[Start]

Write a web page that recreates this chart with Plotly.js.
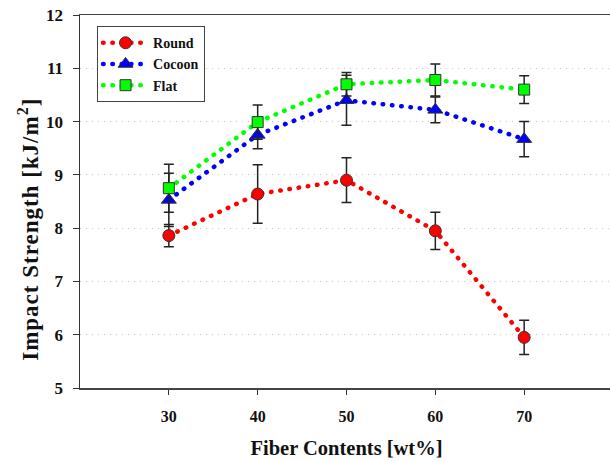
<!DOCTYPE html>
<html>
<head>
<meta charset="utf-8">
<script src="https://cdn.plot.ly/plotly-3.0.1.min.js"></script>
<style>
html,body{margin:0;padding:0;overflow:hidden;background:#fff;}
#chart{width:616px;height:461px;}
</style>
</head>
<body>
<div id="chart"></div>
<script>
const fiber = [30, 40, 50, 60, 70];
const roundVals = [7.86, 8.64, 8.90, 7.95, 5.95];
const roundErr = [0.21, 0.55, 0.42, 0.35, 0.32];
const cocoonVals = [8.53, 9.75, 10.40, 10.22, 9.67];
const cocoonErr = [0.50, 0.26, 0.47, 0.24, 0.33];
const flatVals = [8.75, 9.99, 10.70, 10.78, 10.60];
const flatErr = [0.45, 0.32, 0.22, 0.30, 0.26];
const xTicks = [30, 40, 50, 60, 70];
const yTitle = 'Impact Strength [kJ/m<sup>2</sup>]';
const xTitle = 'Fiber Contents [wt%]';

const fontFam = '"Liberation Serif", "Times New Roman", serif';

function series(name, y, err, color, symbol, size) {
  return {
    x: fiber, y: y, name: name, type: 'scatter', mode: 'lines+markers',
    line: {color: color, width: 4.5, dash: '0.5px,8.8px'},
    marker: {color: color, symbol: symbol, size: size, line: {color: '#333', width: 1}},
    error_y: {type: 'data', array: err, visible: true, color: '#222', thickness: 1.5, width: 5}
  };
}

const data = [
  series('Round', roundVals, roundErr, '#ff0000', 'circle', 12),
  series('Cocoon', cocoonVals, cocoonErr, '#0000ff', 'triangle-up', 13),
  series('Flat', flatVals, flatErr, '#00ff00', 'square', 11)
];

const layout = {
  width: 616, height: 461,
  margin: {l: 80, r: 3, t: 15, b: 73},
  paper_bgcolor: '#fff', plot_bgcolor: '#fff',
  showlegend: true,
  legend: {
    x: 0.032, y: 0.97, xanchor: 'left', yanchor: 'top',
    bordercolor: '#444', borderwidth: 1, bgcolor: '#fff',
    font: {family: fontFam, size: 14, color: '#111', weight: 'bold'},
    tracegroupgap: 0, itemwidth: 45
  },
  xaxis: {
    range: [20, 80], tickvals: xTicks, ticktext: xTicks.map(String),
    showline: true, linecolor: '#444', linewidth: 1.5, mirror: true,
    ticks: 'outside', ticklen: 5, tickcolor: '#333', tickwidth: 1,
    showgrid: false, zeroline: false,
    ticklabelstandoff: 8,
    tickfont: {family: fontFam, size: 16, color: '#111', weight: 'bold'},
    title: {text: xTitle, standoff: 17,
      font: {family: fontFam, size: 20.5, color: '#111', weight: 'bold'}}
  },
  yaxis: {
    range: [5, 12], dtick: 1, tick0: 5,
    showline: true, linecolor: '#333', linewidth: 1.5, mirror: false,
    ticks: 'outside', ticklen: 6, tickcolor: '#333', tickwidth: 1,
    showgrid: true, gridcolor: '#c8c8c8', griddash: '1px,5px', gridwidth: 1,
    zeroline: false,
    ticklabelstandoff: 6,
    tickfont: {family: fontFam, size: 17, color: '#111', weight: 'bold'}
  },
  annotations: [{
    text: yTitle, textangle: -90, showarrow: false,
    xref: 'paper', yref: 'paper', x: -0.096, y: 0.425,
    xanchor: 'center', yanchor: 'middle',
    font: {family: fontFam, size: 23, color: '#111', weight: 'bold'}
  }]
};

Plotly.newPlot('chart', data, layout, {displayModeBar: false, staticPlot: true}).then(function(){
  document.querySelectorAll('.scatterlayer .js-line, .legend .js-line').forEach(function(p){
    p.style.strokeLinecap = 'round';
  });
  document.querySelectorAll('.annotation-text').forEach(function(t){
    t.style.letterSpacing = '1px';
  });
});
</script>
</body>
</html>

[End]

What is required: Transcribe the whole listing exactly. Pictures stay out of your copy.

Exercise result:
Write a web page that recreates this chart with Plotly.js.
<!DOCTYPE html>
<html>
<head>
<meta charset="utf-8">
<script src="https://cdn.plot.ly/plotly-3.0.1.min.js"></script>
<style>
html,body{margin:0;padding:0;overflow:hidden;background:#fff;}
#chart{width:616px;height:461px;}
</style>
</head>
<body>
<div id="chart"></div>
<script>
const fiber = [30, 40, 50, 60, 70];
const roundVals = [7.86, 8.64, 8.90, 7.95, 5.95];
const roundErr = [0.21, 0.55, 0.42, 0.35, 0.32];
const cocoonVals = [8.53, 9.75, 10.40, 10.22, 9.67];
const cocoonErr = [0.50, 0.26, 0.47, 0.24, 0.33];
const flatVals = [8.75, 9.99, 10.70, 10.78, 10.60];
const flatErr = [0.45, 0.32, 0.22, 0.30, 0.26];
const xTicks = [30, 40, 50, 60, 70];
const yTitle = 'Impact Strength [kJ/m<sup>2</sup>]';
const xTitle = 'Fiber Contents [wt%]';

const fontFam = '"Liberation Serif", "Times New Roman", serif';

function series(name, y, err, color, symbol, size) {
  return {
    x: fiber, y: y, name: name, type: 'scatter', mode: 'lines+markers',
    line: {color: color, width: 4.5, dash: '0.5px,8.8px'},
    marker: {color: color, symbol: symbol, size: size, line: {color: '#333', width: 1}},
    error_y: {type: 'data', array: err, visible: true, color: '#222', thickness: 1.5, width: 5}
  };
}

const data = [
  series('Round', roundVals, roundErr, '#ff0000', 'circle', 12),
  series('Cocoon', cocoonVals, cocoonErr, '#0000ff', 'triangle-up', 13),
  series('Flat', flatVals, flatErr, '#00ff00', 'square', 11)
];

const layout = {
  width: 616, height: 461,
  margin: {l: 80, r: 3, t: 15, b: 73},
  paper_bgcolor: '#fff', plot_bgcolor: '#fff',
  showlegend: true,
  legend: {
    x: 0.032, y: 0.97, xanchor: 'left', yanchor: 'top',
    bordercolor: '#444', borderwidth: 1, bgcolor: '#fff',
    font: {family: fontFam, size: 14, color: '#111', weight: 'bold'},
    tracegroupgap: 0, itemwidth: 45
  },
  xaxis: {
    range: [20, 80], tickvals: xTicks, ticktext: xTicks.map(String),
    showline: true, linecolor: '#444', linewidth: 1.5, mirror: true,
    ticks: 'outside', ticklen: 5, tickcolor: '#333', tickwidth: 1,
    showgrid: false, zeroline: false,
    ticklabelstandoff: 8,
    tickfont: {family: fontFam, size: 16, color: '#111', weight: 'bold'},
    title: {text: xTitle, standoff: 17,
      font: {family: fontFam, size: 20.5, color: '#111', weight: 'bold'}}
  },
  yaxis: {
    range: [5, 12], dtick: 1, tick0: 5,
    showline: true, linecolor: '#333', linewidth: 1.5, mirror: false,
    ticks: 'outside', ticklen: 6, tickcolor: '#333', tickwidth: 1,
    showgrid: true, gridcolor: '#c8c8c8', griddash: '1px,5px', gridwidth: 1,
    zeroline: false,
    ticklabelstandoff: 6,
    tickfont: {family: fontFam, size: 17, color: '#111', weight: 'bold'}
  },
  annotations: [{
    text: yTitle, textangle: -90, showarrow: false,
    xref: 'paper', yref: 'paper', x: -0.096, y: 0.425,
    xanchor: 'center', yanchor: 'middle',
    font: {family: fontFam, size: 23, color: '#111', weight: 'bold'}
  }]
};

Plotly.newPlot('chart', data, layout, {displayModeBar: false, staticPlot: true}).then(function(){
  document.querySelectorAll('.scatterlayer .js-line, .legend .js-line').forEach(function(p){
    p.style.strokeLinecap = 'round';
  });
  document.querySelectorAll('.annotation-text').forEach(function(t){
    t.style.letterSpacing = '1px';
  });
});
</script>
</body>
</html>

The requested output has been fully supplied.